» Dataset content:
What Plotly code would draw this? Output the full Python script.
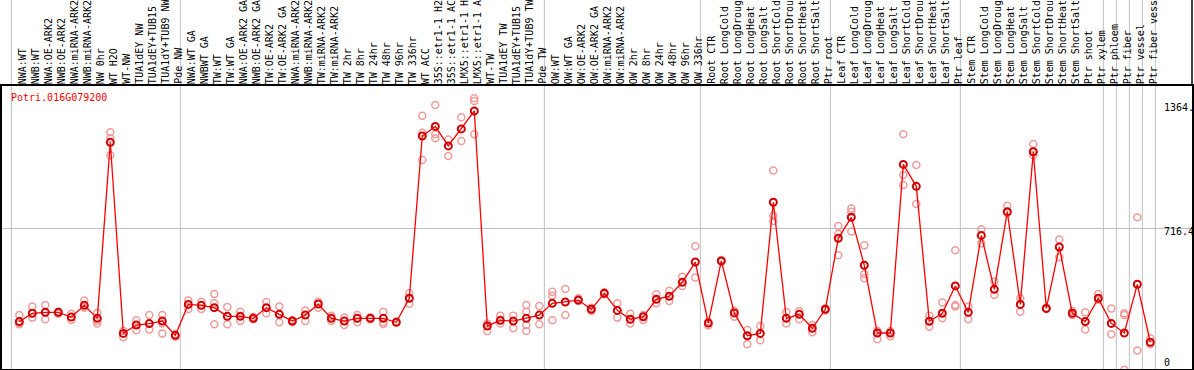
import plotly.graph_objects as go

labels = ["NWA:WT", "NWB:WT", "NWA:OE-ARK2", "NWB:OE-ARK2", "NWA:miRNA-ARK2", "NWB:miRNA-ARK2",
          "NW 0hr", "WT H2O", "WT-NW", "TUA1dEY NW", "TUA1dEY+TUB15", "TUA1dY+TUB9 NW", "Pde NW",
          "NWA:WT GA", "NWBWT GA", "TW:WT", "TW:WT GA", "NWA:OE-ARK2 GA", "NWB:OE-ARK2 GA",
          "TW:OE-ARK2", "TW:OE-ARK2 GA", "NWA:miRNA-ARK2", "NWB:miRNA-ARK2", "TW:miRNA-ARK2",
          "TW:miRNA-ARK2", "TW 2hr", "TW 8hr", "TW 24hr", "TW 48hr", "TW 96hr", "TW 336hr",
          "WT ACC", "35S::etr1-1 H2", "35S::etr1-1 AC", "LMX5::etr1-1 H", "LMX5::etr1-1 A",
          "WT-TW", "TUA1dEY TW", "TUA1dEY+TUB15", "TUA1dY+TUB9 TW", "Pde TW",
          "OW:WT", "OW:WT GA", "OW:OE-ARK2", "OW:OE-ARK2 GA", "OW:miRNA-ARK2", "OW:miRNA-ARK2",
          "OW 2hr", "OW 8hr", "OW 24hr", "OW 48hr", "OW 96hr", "OW 336hr",
          "Root CTR", "Root LongCold", "Root LongDroug", "Root LongHeat", "Root LongSalt",
          "Root ShortCold", "Root ShortDrou", "Root ShortHeat", "Root ShortSalt", "Ptr root",
          "Leaf CTR", "Leaf LongCold", "Leaf LongDroug", "Leaf LongHeat", "Leaf LongSalt",
          "Leaf ShortCold", "Leaf ShortDrou", "Leaf ShortHeat", "Leaf ShortSalt", "Ptr leaf",
          "Stem CTR", "Stem LongCold", "Stem LongDroug", "Stem LongHeat", "Stem LongSalt",
          "Stem ShortCold", "Stem ShortDrou", "Stem ShortHeat", "Stem ShortSalt", "Ptr shoot",
          "Ptr xylem", "Ptr phloem", "Ptr fiber", "Ptr vessel", "Ptr fiber vess"]

means = [201, 247, 252, 252, 226, 291, 219, 1191, 136, 182, 190, 204, 125,
         296, 291, 278, 230, 230, 219, 278, 241, 204, 237, 298, 219, 204, 219, 219, 219, 197, 330,
         1226, 1279, 1171, 1265, 1364, 177, 208, 204, 219, 237,
         302, 309, 320, 269, 357, 263, 214, 228, 324, 341, 418, 530,
         193, 536, 249, 123, 136, 860, 219, 241, 164, 269,
         661, 777, 512, 138, 138, 1069, 948, 203, 247, 398,
         252, 677, 379, 808, 296, 1139, 274, 613, 247, 201,
         330, 191, 138, 407, 87]

replicates = [[237, 186, 191], [284, 223], [293, 214], [256, 245], [245, 210], [318, 278],
              [249, 191, 204], [1246, 1119, 1213], [114, 151], [208, 153], [237, 158],
              [237, 136, 191], [118, 131], [318, 271], [311, 271], [353, 186, 302], [282, 186],
              [256, 204], [228, 214], [309, 247], [284, 197], [210, 197], [263, 204], [311, 278],
              [234, 204], [223, 182], [237, 197], [223, 214], [256, 188, 197], [201], [357, 300],
              [1338, 1093, 1244], [1397, 1235, 1213], [1207, 1115], [1329, 1198],
              [1434, 1419, 1235], [149, 190], [234, 190], [234, 164], [293, 256, 182, 149],
              [287, 186], [366, 344, 208], [381, 237], [330, 315], [278, 260], [363, 352],
              [302, 223], [245, 190], [210, 237], [352, 302], [372, 315], [449, 398], [617, 445],
              [179, 201], [541, 532], [261, 228], [155, 76], [177, 98], [1036, 786, 757],
              [254, 190], [260, 214], [182, 142], [274, 263], [729, 685, 567], [826, 808, 698],
              [622, 464, 440], [151, 103], [149, 120], [1235, 1011, 955], [1066, 850], [234, 173],
              [307, 219], [595, 293, 284], [285, 214], [711, 633], [422, 348], [841, 799],
              [330, 256], [1182, 1121], [278, 271], [655, 556], [260, 237], [252, 158], [353, 320],
              [274, 131], [247, 237, -65], [777, 42], [109, 76]]

# group boundaries (after these category indices)
group_ends = [-1, 12, 40, 52, 62, 72, 83, 84, 85, 86, 87]

gene_name = "Potri.016G079200"
y_tick_vals = [1364, 716.4, 0]
y_tick_text = ["1364.", "716.4", "0"]
y_tick_shift = [3, -3, -4]

W, H = 1194, 370
ML, MR, MT, MB = 2, 2, 86, 1
FONT = "DejaVu Sans Mono"

xs = list(range(len(labels)))
rep_x, rep_y = [], []
for i, reps in enumerate(replicates):
    for v in reps:
        rep_x.append(i)
        rep_y.append(v)

fig = go.Figure()
fig.add_trace(go.Scatter(x=rep_x, y=rep_y, mode="markers",
                         marker=dict(symbol="circle-open", size=7, color="#f09c9c",
                                     line=dict(width=1.5, color="#f09c9c")),
                         hoverinfo="skip", showlegend=False))
fig.add_trace(go.Scatter(x=xs, y=means, mode="lines+markers",
                         line=dict(color="#ff0000", width=1.3),
                         marker=dict(symbol="circle-open", size=7, color="#d00000",
                                     line=dict(width=2, color="#d00000")),
                         showlegend=False))

x0 = -1.331
x1 = x0 + (W - ML - MR) / 13.0
plot_h = H - MT - MB
top_paper = 1 + MT / plot_h

shapes = []
for g in group_ends:
    xv = g + 0.5 - 0.11
    shapes.append(dict(type="line", xref="x", yref="paper", x0=xv, x1=xv, y0=0, y1=top_paper,
                       line=dict(color="#c0c0c0", width=1), layer="below"))
shapes.append(dict(type="line", xref="paper", yref="paper", x0=1, x1=1, y0=1, y1=top_paper,
                   line=dict(color="black", width=1.5)))

annotations = []
for i, lab in enumerate(labels):
    annotations.append(dict(x=i, y=1, xref="x", yref="paper", text=lab, showarrow=False,
                            textangle=-90, xanchor="center", yanchor="bottom", yshift=0, xshift=3,
                            font=dict(family=FONT, size=10, color="black")))
annotations.append(dict(x=7 / (W - ML - MR), y=1, xref="paper", yref="paper", text=gene_name,
                        showarrow=False, xanchor="left", yanchor="top", yshift=-4,
                        font=dict(family=FONT, size=10, color="#ff0000")))
for v, t, s in zip(y_tick_vals, y_tick_text, y_tick_shift):
    annotations.append(dict(x=(1162 - ML) / (W - ML - MR), y=v, xref="paper", yref="y", text=t,
                            showarrow=False, xanchor="left", yanchor="middle", yshift=s,
                            font=dict(family=FONT, size=10, color="black")))

fig.update_layout(
    width=W, height=H,
    margin=dict(l=ML, r=MR, t=MT, b=MB, pad=0),
    paper_bgcolor="white", plot_bgcolor="white",
    shapes=shapes, annotations=annotations,
    xaxis=dict(range=[x0, x1], showgrid=False, zeroline=False, showticklabels=False,
               ticks="", showline=True, mirror=True, linecolor="black", linewidth=1.5),
    yaxis=dict(range=[-60.7, 1502], tickvals=[716.4], showgrid=True, gridcolor="#c0c0c0",
               gridwidth=1, zeroline=False, showticklabels=False, ticks="",
               showline=True, mirror=True, linecolor="black", linewidth=1.5),
)

fig.write_html("out.html", config={"displayModeBar": False},
               post_script="document.body.style.margin='0';document.body.style.overflow='hidden';")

» Stated problem: Print the data above verbatim from the first line through the line holding "import plotly.graph_objects as go", leaving every picture out.

» Correct output:
What Plotly code would draw this? Output the full Python script.
import plotly.graph_objects as go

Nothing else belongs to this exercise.